Movie Reviews

Movie Review: “Tomb Raider” Is Perfect For Plebeians

[yasr_overall_rating]
 

Lara Croft, the fiercely independent daughter of a missing adventurer, must push herself beyond her limits when she finds herself on the island where her father disappeared.

Just in case you caught that dig, let me be upfront by saying I haven’t played the video game nor have I seen any of the previous “Tomb Raider” films. However, I still stand by my assessment if only for the simple fact that it doesn’t take much clever thinking to imagine what this film is aiming at.

Lara Croft (Alicia Vikander) is a 20-something street rat scrabbling for quids with her bike and her sheer determination. Yet, in reality, her determination is actually only sheer stubbornness because she is the daughter of Lord Richard Croft (Dominic West) who is very, very, very wealthy. She refuses to claim her inheritance because her father disappeared years ago and she can’t quite reconcile herself to the truth that if she signs the papers, she is, in effect, saying that he is dead.

But something changes her mind. I can’t remember what the catalyst is. It wasn’t that meaningful as a motivation, but it honestly doesn’t matter either, since we all know this film needs to move to the obvious heroics intended for Lara.

It turns out that Lord Richard wasn’t busy all those years with boardrooms and business meetings. Instead, he was….actually, I don’t know this either. A treasure hunter? A historian trying to save the world from other treasure hunters? Who knows. Obviously, all the pieces of this puzzling plot are not necessary to accomplish the end goal of a teeny tiny (5’5”) Lara Croft performing unbelievable acrobatics in a race to save her father (who turns out not to be dead, of course) and, oh, also the entire world.

The characters are conveniently generic – and multilingual – as Lara is suddenly taken with the notion to track down her father by way of China. Amazingly, somehow, in this giant country, teeny tiny Lara (amidst the thrills of almost getting robbed and knifed) manages to quickly find the son of the man from whom Lord Richard first requested passage to an unknown island of an ancient Chinese death witch. Now British daughter of a presumably dead treasure hunter and Chinese son of presumably dead sea captain match up to replay the past. Fortunately, they have no translation problems whatsoever, since dead sea captain must have been smart enough to teach his son perfect English before disappearing years ago.

The puzzles are not puzzling. All of the cleverness of the plot is already rightly assumed to be perfectly acceptable to the masses. Lara only has to turn a few giant wheels with her teeny, tiny arms and somehow the cave opening to the burial grounds of the witch crumbles at her fingertips. She even brilliantly deduces that blue and yellow make green. The cave itself is kind of mystifying as the crew slowly realizes that the empress of death had a noble secret.

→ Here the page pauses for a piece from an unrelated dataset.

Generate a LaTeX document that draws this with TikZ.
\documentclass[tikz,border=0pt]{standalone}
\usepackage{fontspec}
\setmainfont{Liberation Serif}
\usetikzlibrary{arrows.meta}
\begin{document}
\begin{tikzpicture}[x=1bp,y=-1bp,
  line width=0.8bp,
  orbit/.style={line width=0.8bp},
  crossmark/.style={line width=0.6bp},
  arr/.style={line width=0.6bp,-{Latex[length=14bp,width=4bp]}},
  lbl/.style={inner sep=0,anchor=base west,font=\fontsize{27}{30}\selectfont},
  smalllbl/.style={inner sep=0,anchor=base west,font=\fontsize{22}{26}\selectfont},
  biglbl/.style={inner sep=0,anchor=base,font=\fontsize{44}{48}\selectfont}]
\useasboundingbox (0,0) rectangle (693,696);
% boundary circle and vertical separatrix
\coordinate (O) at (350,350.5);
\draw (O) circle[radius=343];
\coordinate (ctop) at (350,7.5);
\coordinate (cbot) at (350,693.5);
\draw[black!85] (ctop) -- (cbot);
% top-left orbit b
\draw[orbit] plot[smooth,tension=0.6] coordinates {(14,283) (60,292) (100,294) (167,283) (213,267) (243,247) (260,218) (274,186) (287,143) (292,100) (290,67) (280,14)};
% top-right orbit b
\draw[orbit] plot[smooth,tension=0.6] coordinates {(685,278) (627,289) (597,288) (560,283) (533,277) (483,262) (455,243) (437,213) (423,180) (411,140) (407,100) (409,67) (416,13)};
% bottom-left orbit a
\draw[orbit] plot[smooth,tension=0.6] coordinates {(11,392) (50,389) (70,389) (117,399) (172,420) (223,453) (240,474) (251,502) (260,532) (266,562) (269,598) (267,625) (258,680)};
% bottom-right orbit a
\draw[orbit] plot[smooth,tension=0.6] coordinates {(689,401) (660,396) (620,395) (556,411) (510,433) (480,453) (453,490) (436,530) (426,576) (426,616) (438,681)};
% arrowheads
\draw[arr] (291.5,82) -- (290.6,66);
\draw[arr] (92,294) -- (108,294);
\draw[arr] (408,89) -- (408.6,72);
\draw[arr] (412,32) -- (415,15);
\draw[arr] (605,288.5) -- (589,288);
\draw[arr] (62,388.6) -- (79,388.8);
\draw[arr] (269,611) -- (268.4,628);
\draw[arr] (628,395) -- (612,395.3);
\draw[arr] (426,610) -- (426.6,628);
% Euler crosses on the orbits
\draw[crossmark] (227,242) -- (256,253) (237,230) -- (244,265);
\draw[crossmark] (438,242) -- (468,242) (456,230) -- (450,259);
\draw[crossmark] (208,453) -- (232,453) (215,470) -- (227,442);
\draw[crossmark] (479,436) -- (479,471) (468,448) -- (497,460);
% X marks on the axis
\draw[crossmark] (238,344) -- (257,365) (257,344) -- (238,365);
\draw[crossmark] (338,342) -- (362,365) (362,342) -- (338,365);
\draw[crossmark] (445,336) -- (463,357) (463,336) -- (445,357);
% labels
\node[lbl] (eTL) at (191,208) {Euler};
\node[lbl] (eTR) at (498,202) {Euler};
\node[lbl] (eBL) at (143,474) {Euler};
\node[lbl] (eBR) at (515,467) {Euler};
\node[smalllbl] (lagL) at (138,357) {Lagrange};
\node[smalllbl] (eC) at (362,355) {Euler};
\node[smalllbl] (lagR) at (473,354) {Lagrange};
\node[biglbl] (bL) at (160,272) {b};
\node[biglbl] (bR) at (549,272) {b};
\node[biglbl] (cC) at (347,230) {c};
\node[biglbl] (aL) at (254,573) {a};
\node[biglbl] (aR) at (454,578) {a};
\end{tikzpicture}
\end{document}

Still, what makes any storytelling platform truly successful is the ability to entice the audience into the suspension of disbelief (if the nature of the story is far removed from our real-world experiences). For me, “Tomb Raider” barely qualifies and it does so not on the merit of its storytelling, but more likely only because of the quality of the audience who will readily laugh and gasp and cheer at the raised cue cards. I, however, couldn’t wait for the raised credits.